Figure 1. Comparison between the computed (red line) and the measured (blue line) significant wave height.
Figure 1 shows the comparison between the computed (red line) and measured (blue line) significant wave height Hs at the buoy location. On average, the simulation gives a Hs which is 27% larger than that measured by the buoy. At the peak of the storm, the computed Hs takes values slightly larger than 3.7 m between the 00:00 and the 06:00 of the 14/06; whereas the maximum Hs recorded by the buoy is 3.5 m and occurs at 02:00 of the 14/06. Surprisingly, the performance of the simulation (in terms of agreement with measurements) is better at the end (the evening of the 15/06) than at the beginning (the morning of the 13/06) of the simulation. This result corroborates the idea that, with the chosen simulation length of three days, the wave forecast accuracy is not reduced at the end of the simulation. Let’s try now to identify the possible causes that can explain the observed 27% wave overestimation.

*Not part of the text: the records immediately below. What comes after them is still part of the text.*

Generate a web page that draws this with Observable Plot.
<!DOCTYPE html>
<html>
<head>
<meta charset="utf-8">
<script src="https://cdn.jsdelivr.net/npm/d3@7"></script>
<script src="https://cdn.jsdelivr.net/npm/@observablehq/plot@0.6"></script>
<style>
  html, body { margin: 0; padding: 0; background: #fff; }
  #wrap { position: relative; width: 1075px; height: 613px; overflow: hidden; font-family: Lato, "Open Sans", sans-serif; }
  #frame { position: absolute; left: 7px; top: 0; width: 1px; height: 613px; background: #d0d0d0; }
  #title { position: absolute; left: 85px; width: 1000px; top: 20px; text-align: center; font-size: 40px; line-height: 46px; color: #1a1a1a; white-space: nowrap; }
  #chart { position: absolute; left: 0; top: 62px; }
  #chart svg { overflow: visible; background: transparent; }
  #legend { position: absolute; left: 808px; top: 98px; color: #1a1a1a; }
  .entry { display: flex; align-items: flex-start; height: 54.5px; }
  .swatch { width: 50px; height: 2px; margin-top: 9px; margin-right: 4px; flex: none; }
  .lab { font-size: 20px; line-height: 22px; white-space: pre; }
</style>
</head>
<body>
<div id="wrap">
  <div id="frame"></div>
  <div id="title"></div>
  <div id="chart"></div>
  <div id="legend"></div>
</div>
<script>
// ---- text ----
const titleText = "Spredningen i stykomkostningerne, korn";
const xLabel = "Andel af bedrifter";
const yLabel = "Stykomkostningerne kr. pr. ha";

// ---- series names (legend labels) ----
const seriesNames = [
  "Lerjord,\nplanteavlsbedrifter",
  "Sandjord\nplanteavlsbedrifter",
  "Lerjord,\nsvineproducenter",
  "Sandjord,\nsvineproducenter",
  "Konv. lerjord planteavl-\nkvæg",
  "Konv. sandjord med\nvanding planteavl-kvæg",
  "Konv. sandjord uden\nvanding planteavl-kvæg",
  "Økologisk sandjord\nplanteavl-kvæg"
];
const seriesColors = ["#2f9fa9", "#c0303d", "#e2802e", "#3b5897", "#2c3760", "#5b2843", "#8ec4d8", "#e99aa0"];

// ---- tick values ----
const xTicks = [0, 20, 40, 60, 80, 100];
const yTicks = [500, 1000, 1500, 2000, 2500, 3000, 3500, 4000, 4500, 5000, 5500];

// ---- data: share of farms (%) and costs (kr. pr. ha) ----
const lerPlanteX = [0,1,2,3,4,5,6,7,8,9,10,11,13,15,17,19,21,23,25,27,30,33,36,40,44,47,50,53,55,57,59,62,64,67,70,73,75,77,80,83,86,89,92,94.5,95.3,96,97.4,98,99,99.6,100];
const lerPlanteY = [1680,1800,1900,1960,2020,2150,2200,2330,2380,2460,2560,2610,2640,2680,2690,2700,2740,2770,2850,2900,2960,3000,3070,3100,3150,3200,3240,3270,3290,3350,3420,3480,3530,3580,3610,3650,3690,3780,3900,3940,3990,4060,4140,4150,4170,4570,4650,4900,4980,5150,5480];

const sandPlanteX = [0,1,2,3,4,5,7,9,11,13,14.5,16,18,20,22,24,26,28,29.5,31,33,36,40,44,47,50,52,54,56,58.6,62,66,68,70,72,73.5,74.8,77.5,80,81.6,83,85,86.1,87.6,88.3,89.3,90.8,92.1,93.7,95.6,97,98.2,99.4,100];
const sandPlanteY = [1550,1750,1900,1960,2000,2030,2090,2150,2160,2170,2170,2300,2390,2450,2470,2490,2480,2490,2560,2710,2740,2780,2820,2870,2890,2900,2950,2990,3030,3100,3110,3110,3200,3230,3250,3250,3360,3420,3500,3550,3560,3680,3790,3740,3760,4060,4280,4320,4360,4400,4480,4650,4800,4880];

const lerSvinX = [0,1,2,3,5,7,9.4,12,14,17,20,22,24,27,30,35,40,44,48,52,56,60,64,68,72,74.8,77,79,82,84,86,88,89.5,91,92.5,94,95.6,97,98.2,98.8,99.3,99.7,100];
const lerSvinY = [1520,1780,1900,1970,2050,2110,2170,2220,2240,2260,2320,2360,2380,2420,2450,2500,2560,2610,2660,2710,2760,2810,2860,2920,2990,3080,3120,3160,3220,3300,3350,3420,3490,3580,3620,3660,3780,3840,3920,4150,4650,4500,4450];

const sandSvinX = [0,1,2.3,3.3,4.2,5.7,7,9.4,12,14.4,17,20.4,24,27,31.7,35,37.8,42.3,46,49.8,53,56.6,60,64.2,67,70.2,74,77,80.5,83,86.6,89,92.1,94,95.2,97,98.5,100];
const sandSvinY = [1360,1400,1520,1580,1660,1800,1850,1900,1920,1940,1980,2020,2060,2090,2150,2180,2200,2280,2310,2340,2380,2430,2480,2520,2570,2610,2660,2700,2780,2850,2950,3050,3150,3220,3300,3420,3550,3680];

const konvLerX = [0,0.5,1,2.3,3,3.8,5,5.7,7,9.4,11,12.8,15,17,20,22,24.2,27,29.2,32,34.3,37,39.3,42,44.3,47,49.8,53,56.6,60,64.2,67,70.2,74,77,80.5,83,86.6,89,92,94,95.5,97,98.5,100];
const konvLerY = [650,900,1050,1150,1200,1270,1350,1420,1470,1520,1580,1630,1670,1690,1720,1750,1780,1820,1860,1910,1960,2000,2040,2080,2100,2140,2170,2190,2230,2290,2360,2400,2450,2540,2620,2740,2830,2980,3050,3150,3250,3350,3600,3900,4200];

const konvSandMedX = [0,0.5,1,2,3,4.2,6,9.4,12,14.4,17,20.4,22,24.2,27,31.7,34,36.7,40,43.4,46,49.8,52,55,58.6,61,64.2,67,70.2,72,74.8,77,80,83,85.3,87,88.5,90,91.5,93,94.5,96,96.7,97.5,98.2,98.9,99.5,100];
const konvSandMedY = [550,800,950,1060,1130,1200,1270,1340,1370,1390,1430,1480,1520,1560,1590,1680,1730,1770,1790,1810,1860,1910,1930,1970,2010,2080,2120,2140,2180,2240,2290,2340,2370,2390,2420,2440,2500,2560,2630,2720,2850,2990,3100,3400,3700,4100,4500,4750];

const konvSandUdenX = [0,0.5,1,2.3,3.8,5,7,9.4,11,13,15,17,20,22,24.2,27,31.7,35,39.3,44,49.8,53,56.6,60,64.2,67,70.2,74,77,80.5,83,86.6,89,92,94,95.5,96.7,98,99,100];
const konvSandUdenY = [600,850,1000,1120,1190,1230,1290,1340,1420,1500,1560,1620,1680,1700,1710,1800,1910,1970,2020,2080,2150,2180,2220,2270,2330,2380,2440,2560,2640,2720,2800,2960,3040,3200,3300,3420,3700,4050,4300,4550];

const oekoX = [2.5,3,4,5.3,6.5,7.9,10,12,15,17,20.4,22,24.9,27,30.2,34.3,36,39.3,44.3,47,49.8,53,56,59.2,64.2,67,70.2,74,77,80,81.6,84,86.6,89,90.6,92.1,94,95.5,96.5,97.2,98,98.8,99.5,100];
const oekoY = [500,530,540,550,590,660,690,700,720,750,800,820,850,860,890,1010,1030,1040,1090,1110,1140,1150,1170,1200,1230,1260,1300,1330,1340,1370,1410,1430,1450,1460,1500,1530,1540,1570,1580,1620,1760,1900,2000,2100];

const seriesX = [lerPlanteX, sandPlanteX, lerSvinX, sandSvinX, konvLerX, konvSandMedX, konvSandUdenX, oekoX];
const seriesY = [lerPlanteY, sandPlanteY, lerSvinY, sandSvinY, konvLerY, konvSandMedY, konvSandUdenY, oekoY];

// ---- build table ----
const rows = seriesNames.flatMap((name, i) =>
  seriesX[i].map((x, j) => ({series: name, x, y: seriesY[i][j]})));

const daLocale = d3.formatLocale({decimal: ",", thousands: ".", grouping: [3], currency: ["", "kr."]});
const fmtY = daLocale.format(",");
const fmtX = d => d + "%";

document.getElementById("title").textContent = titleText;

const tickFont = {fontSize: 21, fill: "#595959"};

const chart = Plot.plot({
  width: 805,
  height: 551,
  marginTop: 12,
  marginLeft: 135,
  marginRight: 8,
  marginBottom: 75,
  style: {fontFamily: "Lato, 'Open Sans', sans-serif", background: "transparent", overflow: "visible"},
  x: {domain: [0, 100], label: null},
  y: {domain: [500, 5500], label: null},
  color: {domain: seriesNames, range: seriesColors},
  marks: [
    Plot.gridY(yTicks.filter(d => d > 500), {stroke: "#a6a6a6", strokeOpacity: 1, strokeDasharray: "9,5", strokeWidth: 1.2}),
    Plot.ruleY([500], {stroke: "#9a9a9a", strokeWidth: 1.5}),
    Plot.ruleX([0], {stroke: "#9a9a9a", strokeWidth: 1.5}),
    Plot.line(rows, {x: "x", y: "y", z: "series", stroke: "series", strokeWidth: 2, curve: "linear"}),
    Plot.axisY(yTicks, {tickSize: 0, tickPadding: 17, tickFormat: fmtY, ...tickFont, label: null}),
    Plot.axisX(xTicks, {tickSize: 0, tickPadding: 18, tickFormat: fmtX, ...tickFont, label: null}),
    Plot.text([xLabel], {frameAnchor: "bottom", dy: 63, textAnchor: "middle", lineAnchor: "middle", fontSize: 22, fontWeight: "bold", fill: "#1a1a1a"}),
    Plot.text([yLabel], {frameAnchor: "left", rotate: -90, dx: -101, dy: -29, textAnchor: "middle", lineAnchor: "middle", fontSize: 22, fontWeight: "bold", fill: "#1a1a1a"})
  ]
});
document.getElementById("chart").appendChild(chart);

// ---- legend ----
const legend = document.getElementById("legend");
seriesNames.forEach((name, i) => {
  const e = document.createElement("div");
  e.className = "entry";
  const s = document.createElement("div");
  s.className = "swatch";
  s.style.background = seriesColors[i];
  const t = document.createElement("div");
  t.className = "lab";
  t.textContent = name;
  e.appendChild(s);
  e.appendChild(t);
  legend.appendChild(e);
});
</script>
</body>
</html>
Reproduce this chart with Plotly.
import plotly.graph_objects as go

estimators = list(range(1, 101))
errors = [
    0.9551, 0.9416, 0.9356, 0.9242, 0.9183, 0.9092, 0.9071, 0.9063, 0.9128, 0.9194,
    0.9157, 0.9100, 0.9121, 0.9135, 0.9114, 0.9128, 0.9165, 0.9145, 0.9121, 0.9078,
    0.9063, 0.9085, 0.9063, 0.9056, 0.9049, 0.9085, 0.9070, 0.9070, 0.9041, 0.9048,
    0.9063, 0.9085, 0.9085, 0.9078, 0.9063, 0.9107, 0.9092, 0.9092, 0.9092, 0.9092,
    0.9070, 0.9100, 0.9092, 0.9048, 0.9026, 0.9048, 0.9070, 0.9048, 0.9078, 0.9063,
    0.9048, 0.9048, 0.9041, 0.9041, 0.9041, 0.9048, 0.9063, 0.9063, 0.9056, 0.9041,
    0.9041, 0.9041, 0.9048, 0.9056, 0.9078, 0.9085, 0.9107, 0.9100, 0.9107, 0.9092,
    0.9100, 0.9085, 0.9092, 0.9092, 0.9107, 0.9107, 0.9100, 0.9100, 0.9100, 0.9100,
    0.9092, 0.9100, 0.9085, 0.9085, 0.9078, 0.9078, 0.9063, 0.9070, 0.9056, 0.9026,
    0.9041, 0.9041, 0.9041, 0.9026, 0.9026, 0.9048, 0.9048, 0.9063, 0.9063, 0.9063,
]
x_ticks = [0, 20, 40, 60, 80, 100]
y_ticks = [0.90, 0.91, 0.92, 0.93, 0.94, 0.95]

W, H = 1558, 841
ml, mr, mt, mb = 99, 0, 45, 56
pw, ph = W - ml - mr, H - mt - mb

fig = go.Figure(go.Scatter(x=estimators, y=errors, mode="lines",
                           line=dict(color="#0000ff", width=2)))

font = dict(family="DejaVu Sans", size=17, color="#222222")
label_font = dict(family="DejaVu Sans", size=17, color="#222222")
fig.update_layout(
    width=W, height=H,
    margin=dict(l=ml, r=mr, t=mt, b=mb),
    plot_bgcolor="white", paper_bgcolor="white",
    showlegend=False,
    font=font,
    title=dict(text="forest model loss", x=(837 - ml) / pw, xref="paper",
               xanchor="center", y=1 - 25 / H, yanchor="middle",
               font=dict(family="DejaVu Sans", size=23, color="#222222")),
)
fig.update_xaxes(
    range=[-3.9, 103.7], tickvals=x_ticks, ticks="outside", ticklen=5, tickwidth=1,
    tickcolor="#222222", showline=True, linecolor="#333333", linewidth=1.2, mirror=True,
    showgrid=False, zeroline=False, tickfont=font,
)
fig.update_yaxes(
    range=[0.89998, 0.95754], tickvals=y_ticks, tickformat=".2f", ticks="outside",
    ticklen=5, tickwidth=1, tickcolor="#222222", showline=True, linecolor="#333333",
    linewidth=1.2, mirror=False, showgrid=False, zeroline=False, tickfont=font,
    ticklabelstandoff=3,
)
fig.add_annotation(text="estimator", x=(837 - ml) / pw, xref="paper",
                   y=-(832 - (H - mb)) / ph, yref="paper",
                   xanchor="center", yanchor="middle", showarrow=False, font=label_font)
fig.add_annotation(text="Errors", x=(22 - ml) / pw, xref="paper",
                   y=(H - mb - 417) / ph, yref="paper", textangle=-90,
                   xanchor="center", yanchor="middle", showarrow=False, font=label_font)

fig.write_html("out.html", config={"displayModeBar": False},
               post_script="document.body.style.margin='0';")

First of all, the procedures to estimate Hs from computed and measured data are different. In other words, we are not comparing exactly the same thing. The WW3 model is a wave-averaged model, meaning that it does not compute individual waves with crests and troughs (it would be infeasible to cover large spatial domains), and Hs is calculated from the wave energy of the sea state (it is called zeroth-order moment wave height). The buoy, on the contrary, provides individual wave series from which the Hs can be obtained with a simple statistical method. Under clean swells, the two methods converge providing almost equal Hs values (see the support page). However, under stormy conditions, Hs calculated from the energy of the sea state can differ from the Hs calculated from individual waves. How much? Let’s say that it is likely be few percent larger (about 5-10%). So, this can only partially explain the wave overestimation. There must be something else.
Figure 2. Comparison between computed (red line) and measured (blue line) wind speed.
It is worth to recall that the WW3 model takes the winds computed by an atmospheric model (the GFS in this case) as input. So, the accuracy of the wave model relies upon the accuracy of the atmospheric model. Figure 2 shows the comparison between the computed (red line) and measured (blue line) wind speed at the buoy location. On average, the GFS simulation gives a wind speed which is 33% larger than that measured by the buoy. Again, we are not comparing exactly the same thing (sorry for that), since the model computes the wind at an elevation of 10 m and the buoy measures it at an elevation around 5 m. At the moment we don’t know the exact elevation at which the buoy is recording, so we can not include corrections for that. However, the difference in elevation can hardly explain the observed 33% discrepancy in magnitude. We can state that, the wind speed at the buoy location has been overestimated by the GFS model.
Resumé. During the storm that occurred between the 13/06/2016 and the 15/06/2016, the WW3 model provided a significant wave height Hs that was on average 27% larger than that measured by the buoy. This overestimation seems to be largely caused by a overestimation of the wind speed predicted by the GFS model in the proximity of the buoy location. Other possible causes, such as the difference between the Hs calculation methods, are likely to play a secondary role. More validations will be provided in the next future.